Many of my colleagues use VAs in a much more expansive capacity, and there is enormous value in having your VA do most of your work for you. 

For instance, a colleague of mine has paid the same VA about $500/week for the past year now to do about 20 hours of weekly work. $2,000/month for an assistant might sound really expensive to you, but once you place a price on your time, you’ll quickly see just how expensive it is to do everything yourself.

If your VA takes care of the nitty-gritty, the boring stuff, the stuff that takes you away from your most important work, you can grow your business rapidly, increasing your productivity at an incredible rate.

Think of it this way. I charge about $300/hour for an hour of coaching. If I spend three hours fiddling around on Canva or PowerPoint designing slides, I used up around $900 of my time (which is expensive) when I could’ve paid someone $50 or less to handle it far faster than I could.

Your time is really expensive, and you can’t afford to waste it doing menial tasks that take all day when you could hire someone else for cheap to do the work for you.

This is also an important mindset shift, pivoting from “saving money at all costs” to truly investing in yourself and your business.

If you hire a VA, you’re telling the world (and yourself) that your time has a price tag, and you’re not willing to waste any more time. The world’s most successful entrepreneurs are always reinvesting their profits back into their business, delegating as much as possible so they can focus on the real work.

That’s where VAs come in. Once you start effectively using VAs, you’ll quickly see how much time and money you can save for just a bit of money.

How Can I Use Virtual Assistants To Increase My Productivity?

A while back, I blindly accepted a freelance writing job that looked interesting at first, but quickly devolved into two weeks of low-paying, mundane, exhausting work.

I was hired to help write a couple of chapters for a college textbook, which seemed pretty easy for me.

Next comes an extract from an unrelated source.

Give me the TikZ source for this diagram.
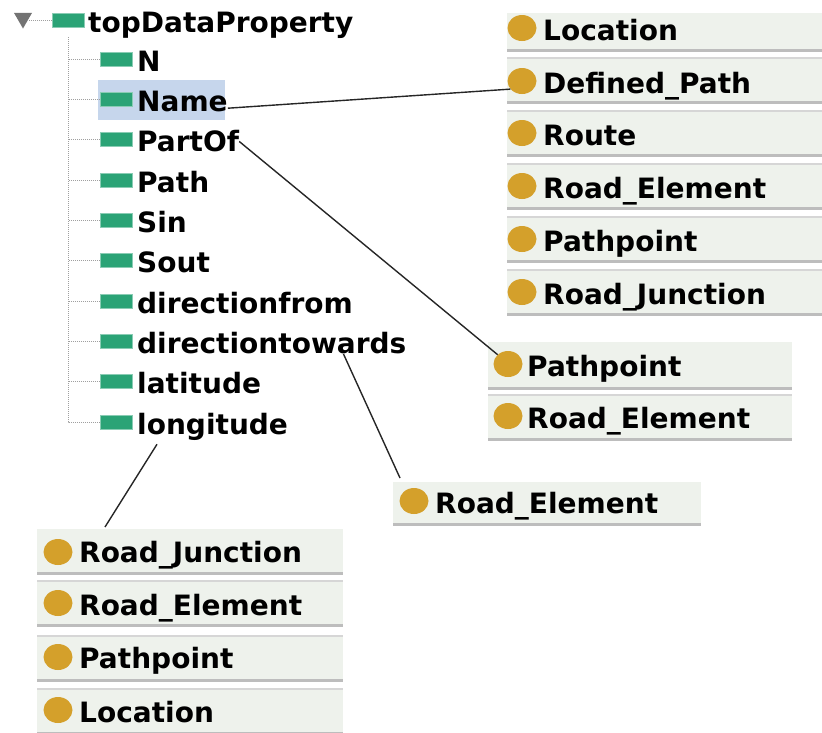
\documentclass[tikz,border=0pt]{standalone}
\usepackage{fontspec}
\setmainfont{DejaVu Sans}
\usetikzlibrary{shapes.geometric}

\definecolor{propgreen}{HTML}{2BA376}
\definecolor{classgold}{HTML}{D4A02B}
\definecolor{rowbg}{HTML}{EEF2EC}
\definecolor{selblue}{HTML}{C6D6EC}
\definecolor{sepdark}{HTML}{BDBDBD}
\definecolor{seplight}{HTML}{D6D6D6}

\tikzset{
	lbl/.style={anchor=base west, inner sep=0, font=\fontsize{28}{30}\selectfont\bfseries},
	prop/.style={fill=propgreen, draw=propgreen!55, line width=1pt, minimum width=32pt, minimum height=14pt, inner sep=0},
	cls/.style={ellipse, fill=classgold, minimum width=29pt, minimum height=26pt, inner sep=0},
	treeline/.style={draw=gray!75, dash pattern=on 1pt off 1pt, line width=1pt},
	link/.style={draw=black!85, line width=1.4pt},
	firstrow/.style={anchor=north west, fill=rowbg, inner sep=0, minimum width=#1, minimum height=47pt,
		path picture={\draw[sepdark, line width=3pt] ([yshift=1.5pt]path picture bounding box.south west) -- ([yshift=1.5pt]path picture bounding box.south east);}},
	row/.style={anchor=north west, fill=rowbg, inner sep=0, minimum width=#1, minimum height=47pt,
		path picture={\draw[sepdark, line width=3pt] ([yshift=1.5pt]path picture bounding box.south west) -- ([yshift=1.5pt]path picture bounding box.south east);
			\draw[seplight, line width=2pt] ([yshift=-1pt]path picture bounding box.north west) -- ([yshift=-1pt]path picture bounding box.north east);}}
}

\begin{document}
\begin{tikzpicture}[x=1pt, y=-1pt]
	\useasboundingbox (0,0) rectangle (822,732);

	% property tree
	\fill[selblue] (98,80) rectangle (225,120);
	\node[regular polygon, regular polygon sides=3, shape border rotate=180, fill=black!55, minimum size=21pt, inner sep=0] (tri) at (23,18) {};
	\node[prop] (ptop) at (68.5,20) {};
	\node[lbl] (ttop) at (88,32) {topDataProperty};
	\draw[treeline] (ptop.west) -- (ptop.west -| tri.east);
	\coordinate (trunk) at (68,37);
	\foreach \id/\txt [count=\k] in {N/N, Name/Name, PartOf/PartOf, Path/Path, Sin/Sin, Sout/Sout,
		dirfrom/directionfrom, dirtowards/directiontowards, lat/latitude, lon/longitude} {
		\node[prop] (p\id) at (116.5,{19+40.3*\k}) {};
		\node[lbl] (t\id) at (137,{31+40.3*\k}) {\txt};
		\draw[treeline] (p\id.west) -- (p\id.west -| trunk);
	}
	\draw[treeline] (trunk) |- (plon.west);

	% classes for Name
	\node[firstrow=315pt, minimum height=39pt] (loc) at (507,13) {};
	\node[row=315pt] (defpath) at (507,57) {};
	\node[row=315pt] (route) at (507,110) {};
	\node[row=315pt] (roadel) at (507,163) {};
	\node[row=315pt] (ppoint) at (507,216) {};
	\node[row=315pt] (roadjn) at (507,269) {};
	\node[cls] (locC) at (522,28) {};
	\node[cls] (defpathC) at (522,81) {};
	\node[cls] (routeC) at (522,133) {};
	\node[cls] (roadelC) at (522,186) {};
	\node[cls] (ppointC) at (522,239) {};
	\node[cls] (roadjnC) at (522,292) {};
	\node[lbl] at (543,40) {Location};
	\node[lbl] at (543,93) {Defined\_Path};
	\node[lbl] at (543,145) {Route};
	\node[lbl] at (543,198) {Road\_Element};
	\node[lbl] at (543,251) {Pathpoint};
	\node[lbl] at (543,304) {Road\_Junction};

	% classes for PartOf
	\node[firstrow=304pt, minimum height=48pt] (pp2) at (488,342) {};
	\node[row=304pt] (re2) at (488,394) {};
	\node[cls] (pp2C) at (508,364) {};
	\node[cls] (re2C) at (508,416) {};
	\node[lbl] at (527,376) {Pathpoint};
	\node[lbl] at (527,428) {Road\_Element};

	% classes for directiontowards
	\node[firstrow=308pt, minimum height=44pt] (re3) at (393,482) {};
	\node[cls] (re3C) at (414,501) {};
	\node[lbl] at (435,513) {Road\_Element};

	% classes for longitude
	\node[firstrow=306pt, minimum height=46pt] (rj4) at (37,529) {};
	\node[row=306pt] (re4) at (37,580) {};
	\node[row=306pt] (pp4) at (37,635) {};
	\node[row=306pt] (loc4) at (37,688) {};
	\node[cls] (rj4C) at (58,552) {};
	\node[cls] (re4C) at (58,603) {};
	\node[cls] (pp4C) at (58,657) {};
	\node[cls] (loc4C) at (58,710) {};
	\node[lbl] at (79,562) {Road\_Junction};
	\node[lbl] at (79,615) {Road\_Element};
	\node[lbl] at (79,668) {Pathpoint};
	\node[lbl] at (79,722) {Location};

	% links
	\draw[link] ([yshift=4pt]tName.south east) -- (defpathC.215);
	\draw[link] (tPartOf.east) -- (pp2C.north west);
	\draw[link] ([xshift=-63pt]tdirtowards.south east) -- ([shift={(7pt,4pt)}]re3.north west);
	\draw[link] ([shift={(20pt,-4pt)}]tlon.south west) -- ([shift={(68pt,2pt)}]rj4.north west);
\end{tikzpicture}
\end{document}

For $40/hour, I took on about 20 hours of work.

But I soon realized the job wasn’t really about writing the content, it was about doing a ton of research before I could write anything.

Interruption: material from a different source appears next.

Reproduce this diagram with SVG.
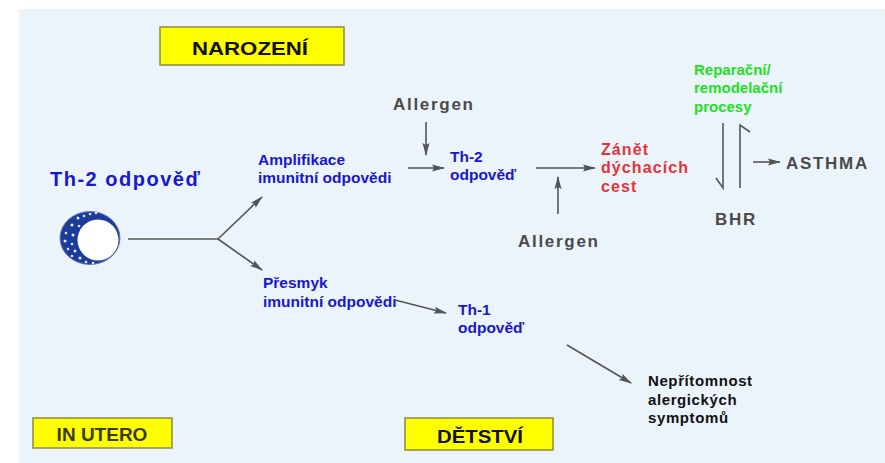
<svg xmlns="http://www.w3.org/2000/svg" width="885" height="463" viewBox="0 0 885 463">
  <style>
    text { font-family: "Liberation Sans", Arial, sans-serif; font-weight: bold; }
    .blue { fill: #1818cc; font-size: 15.5px; }
    .gray { fill: #4a4a4a; font-size: 17px; letter-spacing: 1.7px; }
    .red { fill: #e8323a; font-size: 16px; letter-spacing: 1.1px; }
    .green { fill: #22e022; font-size: 15px; }
    .black { fill: #111; font-size: 15px; letter-spacing: 0.6px; }
    .stage { fill: #ffff00; stroke: #8c8c3c; stroke-width: 1.5; }
    .stagetext { font-size: 19px; text-anchor: middle; }
    .conn line, .conn polyline { stroke: #555; stroke-width: 1.6; fill: none; }
    .conn .arr { marker-end: url(#head); }
  </style>
  <defs>
    <marker id="head" viewBox="0 0 13 8" refX="12" refY="4" markerWidth="13" markerHeight="8" markerUnits="userSpaceOnUse" orient="auto">
      <path d="M0,0.5 L13,4 L0,7.5 L2,4 Z" fill="#555"/>
    </marker>
  </defs>

  <!-- page background -->
  <rect x="0" y="0" width="885" height="463" fill="#ffffff"/>
  <rect x="19" y="9" width="866" height="454" fill="#ebf3fb"/>

  <!-- stage labels -->
  <g id="stage-narozeni">
    <rect class="stage" x="160" y="27" width="184" height="38"/>
    <text class="stagetext" x="250" y="55" fill="#111" font-size="22" textLength="116" lengthAdjust="spacingAndGlyphs">NAROZENÍ</text>
  </g>
  <g id="stage-in-utero">
    <rect class="stage" x="33" y="418" width="139" height="30"/>
    <text class="stagetext" x="102" y="441" fill="#3a3a10" font-size="19">IN UTERO</text>
  </g>
  <g id="stage-detstvi">
    <rect class="stage" x="405" y="418" width="148" height="32"/>
    <text class="stagetext" x="480" y="443" fill="#111" font-size="21" textLength="86" lengthAdjust="spacingAndGlyphs">DĚTSTVÍ</text>
  </g>

  <!-- Th-2 cell -->
  <g id="th2-cell">
    <text x="50" y="186" fill="#1818cc" font-size="20" letter-spacing="1.5">Th-2 odpověď</text>
    <ellipse cx="90" cy="238" rx="30" ry="26.5" fill="#1c3c9c" stroke="#6a78c0" stroke-width="1"/>
    <g fill="#e8e8ff">
      <circle cx="78" cy="218" r="1.5"/><circle cx="84" cy="216" r="1.3"/>
      <circle cx="72" cy="225" r="1.5"/><circle cx="79" cy="226" r="1.3"/>
      <circle cx="66" cy="233" r="1.3"/><circle cx="73" cy="235" r="1.5"/>
      <circle cx="65" cy="241" r="1.5"/><circle cx="72" cy="244" r="1.3"/>
      <circle cx="68" cy="249" r="1.3"/><circle cx="75" cy="251" r="1.5"/>
      <circle cx="72" cy="256" r="1.3"/><circle cx="80" cy="258" r="1.5"/>
      <circle cx="86" cy="262" r="1.3"/><circle cx="93" cy="263" r="1.3"/>
      <circle cx="90" cy="214" r="1.3"/><circle cx="96" cy="213" r="1.3"/>
    </g>
    <circle cx="98" cy="240" r="20.5" fill="#ffffff"/>
  </g>

  <!-- pathway texts -->
  <g id="amplifikace">
    <text class="blue" x="258" y="165">Amplifikace</text>
    <text class="blue" x="258" y="183">imunitní odpovědi</text>
  </g>
  <g id="presmyk">
    <text class="blue" x="263" y="288">Přesmyk</text>
    <text class="blue" x="263" y="307">imunitní odpovědi</text>
  </g>
  <g id="allergen-top">
    <text class="gray" x="393" y="110">Allergen</text>
  </g>
  <g id="th2-response">
    <text class="blue" x="450" y="162">Th-2</text>
    <text class="blue" x="450" y="180">odpověď</text>
  </g>
  <g id="allergen-bottom">
    <text class="gray" x="518" y="247">Allergen</text>
  </g>
  <g id="zanet">
    <text class="red" x="601" y="155">Zánět</text>
    <text class="red" x="601" y="173">dýchacích</text>
    <text class="red" x="601" y="192">cest</text>
  </g>
  <g id="reparacni">
    <text class="green" x="694" y="75">Reparační/</text>
    <text class="green" x="694" y="93">remodelační</text>
    <text class="green" x="694" y="112">procesy</text>
  </g>
  <g id="bhr">
    <text class="gray" x="715" y="225" letter-spacing="3.5">BHR</text>
  </g>
  <g id="asthma">
    <text class="gray" x="786" y="169" font-size="18" letter-spacing="2.8">ASTHMA</text>
  </g>
  <g id="th1-response">
    <text class="blue" x="458" y="315">Th-1</text>
    <text class="blue" x="458" y="333">odpověď</text>
  </g>
  <g id="nepritomnost">
    <text class="black" x="648" y="386">Nepřítomnost</text>
    <text class="black" x="648" y="405">alergických</text>
    <text class="black" x="648" y="423">symptomů</text>
  </g>

  <!-- connectors -->
  <g id="connectors" class="conn">
    <line x1="128" y1="239" x2="218" y2="239"/>
    <line class="arr" x1="218" y1="239" x2="262" y2="197"/>
    <line class="arr" x1="218" y1="239" x2="262" y2="270"/>
    <line class="arr" x1="408" y1="168" x2="444" y2="168"/>
    <line class="arr" x1="426" y1="122" x2="426" y2="155"/>
    <line class="arr" x1="536" y1="168" x2="595" y2="168"/>
    <line class="arr" x1="558" y1="214" x2="558" y2="177"/>
    <line class="arr" x1="395" y1="300" x2="446" y2="313"/>
    <line class="arr" x1="567" y1="345" x2="631" y2="383"/>
    <line class="arr" x1="753" y1="162" x2="780" y2="162"/>
    <!-- harpoon pair between remodelling and BHR -->
    <polyline points="723,123 723,188 716,178"/>
    <polyline points="740,188 740,125 750,132"/>
  </g>
</svg>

I hate researching. I get exhausted after 15 minutes. It’s draining, and I start to drag my feet, postponing all other work because I’m stuck slogging through hours of tasks I hate. It’s like pulling teeth for me. 

These are the exact tasks you want to hire VAs to handle. If you can hire someone else to take care of the activities you dislike the most, you’ll dramatically increase your productivity, and therefore earning potential. 

True, you’re sending money out of your wallet. But you’re doing it so that you can make five, even ten times more money with the time you gain.

I have a colleague who pays her VA to mine through LinkedIn, finding potential prospects for sales calls. After her VA is done compiling the list, my colleague spends her time doing the real work, the work only she can do – calling the leads and making the sale. 

Someone else I know uses his VA to reach out to potential networking contacts, setting up meetings and phone calls. A colleague uses his VA to handle all customer problems and issues, so he has the maximum amount of time to create and help people, not deal with minor bugs for thousands of customers.

If you want to be a world-class entrepreneur, you need to start delegating a few tasks immediately. There are a few specific tasks you need to start delegating; what are those? How much would it cost to hire a VA to do that?

What could you do with your extra time each week?

Why haven’t you hired outside help yet? It is pride, fear, or just lack of knowledge?

VAs are one of the best investments you can make for your business – and yourself. They take away the worst parts of your business and give you countless hours back to create, make art, and spread your message.

In Conclusion

As Seth Godin explained VA’s in The Icarus Deception:

“If you work on your own…you’ll discover that you have the ability to hire a version of yourself. 

The scary thing about doing this is that you’d have to find something to do, because you can’t do what you used to (you just hired someone to do that). You’d be on the hook not only to find something to do but to do it so well that it more than paid for the person you just hired to do your old job. You’d have to do more art.”

Hiring a VA can be scary. You have to provide them with real work, and you have to manage them in a way where it’s actually worth it to pay them. 

But more importantly, you’ll be forced to determine what you should be working on, and you’ll have much more time to do the important work.

This is an excellent decision for your business, once that forces you to level-up and get clarity on exactly what you need to be doing, and what needs to be delegated.

Start small. Pay your first VA $20 to finish a small project. Feel how great it is to make an investment in your business, and enjoy all the extra free time you receive. Enjoy the lack of stress trying to figure it all out yourself.

When you choose to invest in yourself and your business, your business will grow. Hiring a virtual assistant is one of the easiest, cheapest, and best investments you can ever make for your business.